** Short exercise **
Reproduce all the material exactly, minus any pictures it holds.

** Collected data **
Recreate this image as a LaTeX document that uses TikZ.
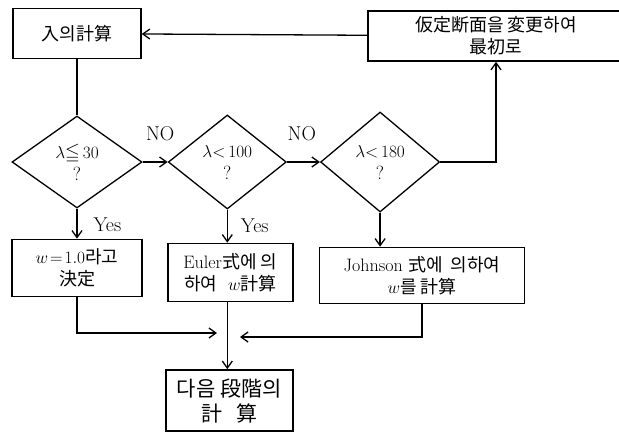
\documentclass[tikz,border=0pt]{standalone}
\usepackage{amsmath, amssymb}
\usepackage{fontspec}
\newfontfamily\kr{Noto Sans CJK KR}
\usetikzlibrary{positioning, shapes.geometric, arrows.meta}

\begin{document}
\begin{tikzpicture}[x=1pt, y=1pt,
     node distance = 30pt and 25pt,
                 > = {Straight Barb[length=7pt,width=10pt]},
        line width = 1.3pt,
        box/.style = {rectangle, draw, line width=1.5pt, align=center, inner sep=2pt,
                      font=\fontsize{18}{22}\selectfont},
       cond/.style = {diamond, draw, inner sep=0pt, align=center,
                      font=\fontsize{19}{22}\selectfont},
        lbl/.style = {font=\fontsize{20}{22}\selectfont, inner sep=1pt}
                    ]
\useasboundingbox (0,0) rectangle (619,-432);
% decisions
\node (d1) [cond, minimum width=130pt, minimum height=92pt] at (77,-162)
           {$\lambda{\leqq}\,30$\\?};
\node (d2) [cond, minimum width=118pt, minimum height=94pt, right=25pt of d1]
           {$\lambda{<}\,100$\\?};
\node (d3) [cond, minimum width=119pt, minimum height=100pt, right=33pt of d2]
           {$\lambda{<}\,180$\\?};
% top row
\node (calc)   [box, minimum width=128pt, minimum height=50pt, above=56pt of d1]
               {\kr 入의計算};
\node (change) [box, minimum width=256pt, minimum height=50pt] at (496,-36)
               {\kr 仮定断面을\ 変更하여\\\kr 最初로};
% results
\node (b1) [box, minimum width=130pt, minimum height=57pt, below=30pt of d1]
           {$w\!=\!1.0${\kr 라고}\\\kr 決定};
\node (b2) [box, minimum width=125pt, minimum height=58pt, below=33pt of d2, xshift=3pt]
           {Euler{\kr 式에 의}\\{\kr 하여}\ \ $w${\kr 計算}};
\node (b3) [box, minimum width=205pt, minimum height=56pt, below=34pt of d3, xshift=42pt]
           {Johnson {\kr 式에\ \ 의하여}\\$w${\kr 를\ 計算}};
\node (next) [box, line width=2pt, minimum width=127pt, minimum height=61pt,
              font=\fontsize{21}{25}\selectfont, below=67pt of b2, xshift=-1pt]
           {\kr 다음\ 段階의\\\kr 計\ \ \ 算};
\coordinate (joinL) at (217,-333);
\coordinate (joinR) at (240,-337);
% connectors
\draw (calc) -- (d1);
\draw[->] (d1) -- node[lbl, above=20pt, pos=0.7] {NO} (d2);
\draw[->] (d2) -- node[lbl, above=20pt, pos=0.45] {NO} (d3);
\draw[->] (d3.east) -| (change.south);
\draw[->] (change) -- (calc);
\draw[->] (d1) -- node[lbl, right=15pt, pos=0.55] {Yes} (b1);
\draw[->] (d2.south) -- node[lbl, right=12pt, pos=0.5] {Yes} (d2.south |- b2.north);
\draw[->] (d3.south) -- (d3.south |- b3.north);
\draw[->] (b2.south -| d2.south) -- (next.north -| d2.south);
\draw[->] (b1) |- (joinL);
\draw[->] (b3) |- (joinR);
\end{tikzpicture}
\end{document}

** Answer to this exercise **
Recreate this image as a LaTeX document that uses TikZ.
\documentclass[tikz,border=0pt]{standalone}
\usepackage{amsmath, amssymb}
\usepackage{fontspec}
\newfontfamily\kr{Noto Sans CJK KR}
\usetikzlibrary{positioning, shapes.geometric, arrows.meta}

\begin{document}
\begin{tikzpicture}[x=1pt, y=1pt,
     node distance = 30pt and 25pt,
                 > = {Straight Barb[length=7pt,width=10pt]},
        line width = 1.3pt,
        box/.style = {rectangle, draw, line width=1.5pt, align=center, inner sep=2pt,
                      font=\fontsize{18}{22}\selectfont},
       cond/.style = {diamond, draw, inner sep=0pt, align=center,
                      font=\fontsize{19}{22}\selectfont},
        lbl/.style = {font=\fontsize{20}{22}\selectfont, inner sep=1pt}
                    ]
\useasboundingbox (0,0) rectangle (619,-432);
% decisions
\node (d1) [cond, minimum width=130pt, minimum height=92pt] at (77,-162)
           {$\lambda{\leqq}\,30$\\?};
\node (d2) [cond, minimum width=118pt, minimum height=94pt, right=25pt of d1]
           {$\lambda{<}\,100$\\?};
\node (d3) [cond, minimum width=119pt, minimum height=100pt, right=33pt of d2]
           {$\lambda{<}\,180$\\?};
% top row
\node (calc)   [box, minimum width=128pt, minimum height=50pt, above=56pt of d1]
               {\kr 入의計算};
\node (change) [box, minimum width=256pt, minimum height=50pt] at (496,-36)
               {\kr 仮定断面을\ 変更하여\\\kr 最初로};
% results
\node (b1) [box, minimum width=130pt, minimum height=57pt, below=30pt of d1]
           {$w\!=\!1.0${\kr 라고}\\\kr 決定};
\node (b2) [box, minimum width=125pt, minimum height=58pt, below=33pt of d2, xshift=3pt]
           {Euler{\kr 式에 의}\\{\kr 하여}\ \ $w${\kr 計算}};
\node (b3) [box, minimum width=205pt, minimum height=56pt, below=34pt of d3, xshift=42pt]
           {Johnson {\kr 式에\ \ 의하여}\\$w${\kr 를\ 計算}};
\node (next) [box, line width=2pt, minimum width=127pt, minimum height=61pt,
              font=\fontsize{21}{25}\selectfont, below=67pt of b2, xshift=-1pt]
           {\kr 다음\ 段階의\\\kr 計\ \ \ 算};
\coordinate (joinL) at (217,-333);
\coordinate (joinR) at (240,-337);
% connectors
\draw (calc) -- (d1);
\draw[->] (d1) -- node[lbl, above=20pt, pos=0.7] {NO} (d2);
\draw[->] (d2) -- node[lbl, above=20pt, pos=0.45] {NO} (d3);
\draw[->] (d3.east) -| (change.south);
\draw[->] (change) -- (calc);
\draw[->] (d1) -- node[lbl, right=15pt, pos=0.55] {Yes} (b1);
\draw[->] (d2.south) -- node[lbl, right=12pt, pos=0.5] {Yes} (d2.south |- b2.north);
\draw[->] (d3.south) -- (d3.south |- b3.north);
\draw[->] (b2.south -| d2.south) -- (next.north -| d2.south);
\draw[->] (b1) |- (joinL);
\draw[->] (b3) |- (joinR);
\end{tikzpicture}
\end{document}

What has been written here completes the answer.